Problem to solve: Scan the data below and pick out the lines containing the word "this".

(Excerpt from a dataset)
★ ★ ★

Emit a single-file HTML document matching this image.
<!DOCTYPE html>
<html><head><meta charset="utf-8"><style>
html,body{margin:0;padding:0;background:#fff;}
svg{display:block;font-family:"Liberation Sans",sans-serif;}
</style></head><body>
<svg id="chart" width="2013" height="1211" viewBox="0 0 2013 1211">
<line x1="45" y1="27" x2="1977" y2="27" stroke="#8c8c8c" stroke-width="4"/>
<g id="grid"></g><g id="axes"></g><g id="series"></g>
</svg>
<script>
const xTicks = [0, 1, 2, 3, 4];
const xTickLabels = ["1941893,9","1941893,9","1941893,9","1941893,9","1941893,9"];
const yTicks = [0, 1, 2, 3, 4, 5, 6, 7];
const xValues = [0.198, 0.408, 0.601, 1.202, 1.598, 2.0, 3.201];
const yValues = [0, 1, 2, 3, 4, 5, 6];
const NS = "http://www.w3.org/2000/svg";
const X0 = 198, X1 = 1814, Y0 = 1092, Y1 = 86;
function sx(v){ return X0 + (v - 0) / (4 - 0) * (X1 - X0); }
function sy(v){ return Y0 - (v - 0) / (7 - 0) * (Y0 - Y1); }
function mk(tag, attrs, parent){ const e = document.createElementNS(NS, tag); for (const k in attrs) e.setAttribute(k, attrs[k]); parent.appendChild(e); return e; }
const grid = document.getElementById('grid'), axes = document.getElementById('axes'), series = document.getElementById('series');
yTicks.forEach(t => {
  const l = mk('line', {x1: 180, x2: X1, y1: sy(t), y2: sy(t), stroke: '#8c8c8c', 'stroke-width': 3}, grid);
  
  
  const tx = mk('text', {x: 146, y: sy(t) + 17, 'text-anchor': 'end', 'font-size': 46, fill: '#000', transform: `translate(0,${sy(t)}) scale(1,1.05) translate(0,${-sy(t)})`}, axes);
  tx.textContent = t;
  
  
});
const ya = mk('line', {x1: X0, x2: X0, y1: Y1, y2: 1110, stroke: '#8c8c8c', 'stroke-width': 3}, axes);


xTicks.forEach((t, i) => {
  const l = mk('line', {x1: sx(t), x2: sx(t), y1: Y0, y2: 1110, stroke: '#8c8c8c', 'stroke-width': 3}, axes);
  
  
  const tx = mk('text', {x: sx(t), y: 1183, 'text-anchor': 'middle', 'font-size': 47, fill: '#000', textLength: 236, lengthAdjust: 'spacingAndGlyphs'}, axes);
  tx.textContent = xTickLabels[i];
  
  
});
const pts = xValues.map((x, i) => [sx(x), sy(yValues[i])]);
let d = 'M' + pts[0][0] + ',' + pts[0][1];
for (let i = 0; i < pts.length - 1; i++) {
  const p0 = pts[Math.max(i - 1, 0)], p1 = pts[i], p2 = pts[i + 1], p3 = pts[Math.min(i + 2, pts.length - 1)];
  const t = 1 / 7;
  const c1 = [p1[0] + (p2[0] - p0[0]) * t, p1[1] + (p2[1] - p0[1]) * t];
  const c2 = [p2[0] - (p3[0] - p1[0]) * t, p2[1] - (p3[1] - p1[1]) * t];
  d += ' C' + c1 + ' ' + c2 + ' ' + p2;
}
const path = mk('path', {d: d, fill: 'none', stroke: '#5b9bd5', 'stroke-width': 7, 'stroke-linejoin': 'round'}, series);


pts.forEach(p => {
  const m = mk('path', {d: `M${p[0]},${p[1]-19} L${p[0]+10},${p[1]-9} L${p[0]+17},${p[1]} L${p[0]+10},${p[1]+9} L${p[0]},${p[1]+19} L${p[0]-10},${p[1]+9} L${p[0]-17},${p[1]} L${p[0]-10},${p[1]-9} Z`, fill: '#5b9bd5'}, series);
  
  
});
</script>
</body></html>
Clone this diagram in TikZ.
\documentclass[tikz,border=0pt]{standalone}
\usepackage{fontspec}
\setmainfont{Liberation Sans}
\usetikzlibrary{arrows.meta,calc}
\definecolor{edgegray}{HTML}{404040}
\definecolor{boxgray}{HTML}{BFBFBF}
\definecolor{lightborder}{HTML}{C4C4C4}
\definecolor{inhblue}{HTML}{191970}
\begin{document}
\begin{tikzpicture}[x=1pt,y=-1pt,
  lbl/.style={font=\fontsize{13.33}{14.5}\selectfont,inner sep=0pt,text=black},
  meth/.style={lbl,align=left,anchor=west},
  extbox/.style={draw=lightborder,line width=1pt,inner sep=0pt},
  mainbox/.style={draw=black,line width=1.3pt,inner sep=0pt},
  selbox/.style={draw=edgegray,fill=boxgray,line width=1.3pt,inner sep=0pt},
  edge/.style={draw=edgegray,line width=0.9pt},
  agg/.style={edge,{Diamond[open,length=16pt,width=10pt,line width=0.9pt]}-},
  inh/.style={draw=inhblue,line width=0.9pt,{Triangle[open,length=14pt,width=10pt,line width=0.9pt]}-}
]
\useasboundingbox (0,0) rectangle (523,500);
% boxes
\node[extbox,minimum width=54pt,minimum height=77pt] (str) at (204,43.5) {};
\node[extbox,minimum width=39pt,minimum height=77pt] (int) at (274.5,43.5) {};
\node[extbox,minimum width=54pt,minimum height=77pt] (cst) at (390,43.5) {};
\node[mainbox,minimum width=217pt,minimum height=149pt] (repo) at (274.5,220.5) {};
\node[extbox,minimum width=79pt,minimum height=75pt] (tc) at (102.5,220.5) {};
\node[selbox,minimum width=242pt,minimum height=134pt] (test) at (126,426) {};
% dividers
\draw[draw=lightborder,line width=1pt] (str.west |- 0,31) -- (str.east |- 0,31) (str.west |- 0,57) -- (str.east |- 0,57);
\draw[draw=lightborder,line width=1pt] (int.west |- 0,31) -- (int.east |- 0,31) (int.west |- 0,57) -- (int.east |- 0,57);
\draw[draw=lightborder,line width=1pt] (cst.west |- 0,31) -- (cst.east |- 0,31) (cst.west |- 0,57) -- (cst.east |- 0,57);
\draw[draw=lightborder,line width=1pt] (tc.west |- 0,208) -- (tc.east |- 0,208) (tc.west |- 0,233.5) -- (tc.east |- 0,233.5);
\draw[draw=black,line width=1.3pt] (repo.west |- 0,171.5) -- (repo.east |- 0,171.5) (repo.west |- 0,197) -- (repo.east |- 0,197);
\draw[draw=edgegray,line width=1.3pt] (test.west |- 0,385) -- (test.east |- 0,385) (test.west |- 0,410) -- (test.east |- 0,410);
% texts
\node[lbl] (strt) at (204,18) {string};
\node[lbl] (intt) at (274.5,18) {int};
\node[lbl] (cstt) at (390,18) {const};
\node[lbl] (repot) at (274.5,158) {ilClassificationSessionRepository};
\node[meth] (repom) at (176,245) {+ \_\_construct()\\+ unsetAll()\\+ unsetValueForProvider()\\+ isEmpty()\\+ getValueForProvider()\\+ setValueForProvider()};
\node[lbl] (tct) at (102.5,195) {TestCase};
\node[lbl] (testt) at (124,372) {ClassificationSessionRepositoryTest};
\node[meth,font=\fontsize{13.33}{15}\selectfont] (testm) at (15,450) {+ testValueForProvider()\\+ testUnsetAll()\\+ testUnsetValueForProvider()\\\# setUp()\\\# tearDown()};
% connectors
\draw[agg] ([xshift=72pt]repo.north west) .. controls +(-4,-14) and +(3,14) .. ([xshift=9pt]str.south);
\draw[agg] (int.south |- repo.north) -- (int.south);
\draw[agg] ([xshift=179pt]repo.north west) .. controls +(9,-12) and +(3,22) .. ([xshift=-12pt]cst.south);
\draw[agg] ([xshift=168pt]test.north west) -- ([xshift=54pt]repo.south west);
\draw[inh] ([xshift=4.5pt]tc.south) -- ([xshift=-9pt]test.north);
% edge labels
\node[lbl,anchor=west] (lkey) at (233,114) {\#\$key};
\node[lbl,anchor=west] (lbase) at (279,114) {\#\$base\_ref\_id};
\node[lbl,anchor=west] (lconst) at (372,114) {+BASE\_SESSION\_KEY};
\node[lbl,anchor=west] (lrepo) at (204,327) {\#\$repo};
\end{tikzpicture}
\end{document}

★ ★ ★

Task output:
Emit a single-file HTML document matching this image.
Clone this diagram in TikZ.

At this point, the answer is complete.